Is there a disk image file format that only store sectors which are filled (non empty)?

Solution 1:

Some imaging programs do have their own formats which are made sparse at format level, not at filesystem level. Common image formats used by VM software (VHD, VHDX, Qcow2) almost always support holding partial data, as part of the "dynamically growing disk image" feature.

The same formats can usually be used for imaging physical drives and restoring them back, without having to involve a VM at all. (For example Microsoft distributes Disk2Vhd for imaging a physical disk into a VHD(X) image, which can then be restored onto another physical disk with various tools.)

However, you specifically asked for a mountable image. What is mountable heavily depends on the OS: for example, Windows can natively mount VHD(X) images but not raw dd images, while Linux is the opposite and its "loop device" system only supports raw images.

(Not sure about macOS capabilities, but it also has its own .dmg format.)

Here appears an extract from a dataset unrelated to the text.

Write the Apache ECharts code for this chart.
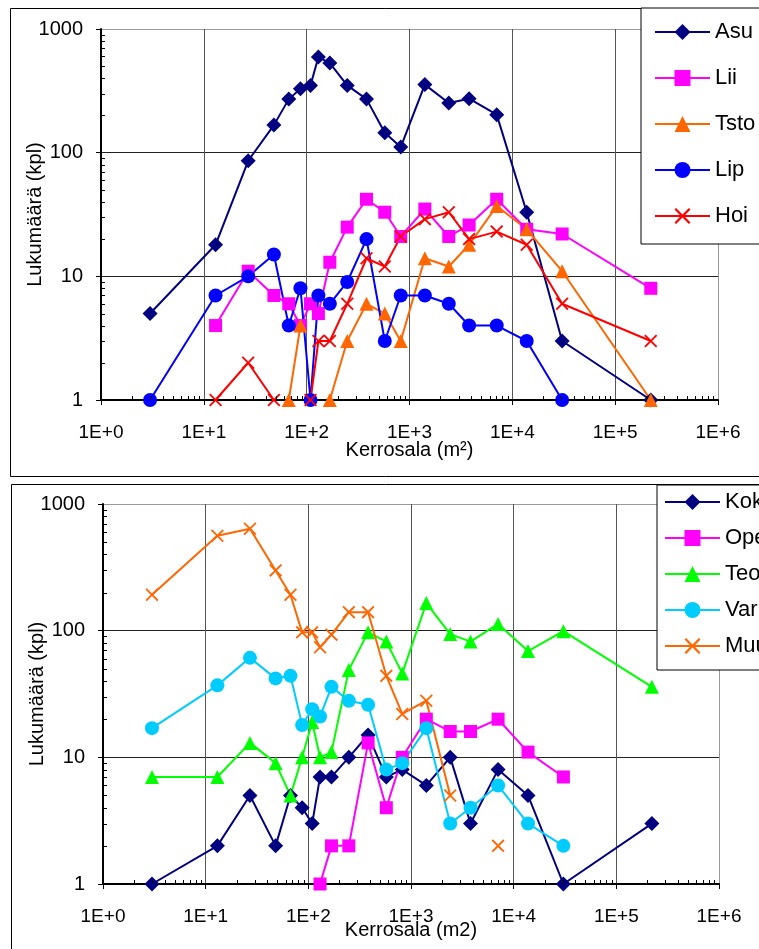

So with current OS versions (and avoiding third-party tools) a good choice would be:

  • For Windows 7 or later – create a VHDX image using Microsoft Disk2Vhd.
  • For Linux in general – create a filesystem-sparse "raw" image using dd or cp or ddrescue, as mentioned in Kamil's post. Note that if you losetup and mount it, you can use fstrim (yes, the same fstrim as used with SSDs) to turn a non-sparse image into a sparse one.
  • For Linux when imaging an NTFS partition, you can also use ntfsclone which intelligently skips all areas which NTFS would consider "free", even if they happen to contain leftover non-zero data, allowing the image to be more sparse than what dd could produce. (This is what CloneZilla uses to create NTFS images as well.)

Solution 2:

Saving a raw image as a sparse file will automatically take advantage of sectors that are filled with zeros. Some possibilities in Linux:

  • dd conv=sparse (mind this)
  • ddrescue -S
  • cp --sparse=always

I don't know Windows tools. I know NTFS supports sparse files, so the general concept should work in Windows as well.


The method gets more effective if one overwrites the empty space with zeros first. By "empty space" I mean sectors not allocated to any file or metadata according to the filesystem(s) you want to store. But since your goal is to scan for possible file recovery, you shouldn't overwrite anything. This paragraph is for users interested in cloning/storing only non-deleted data.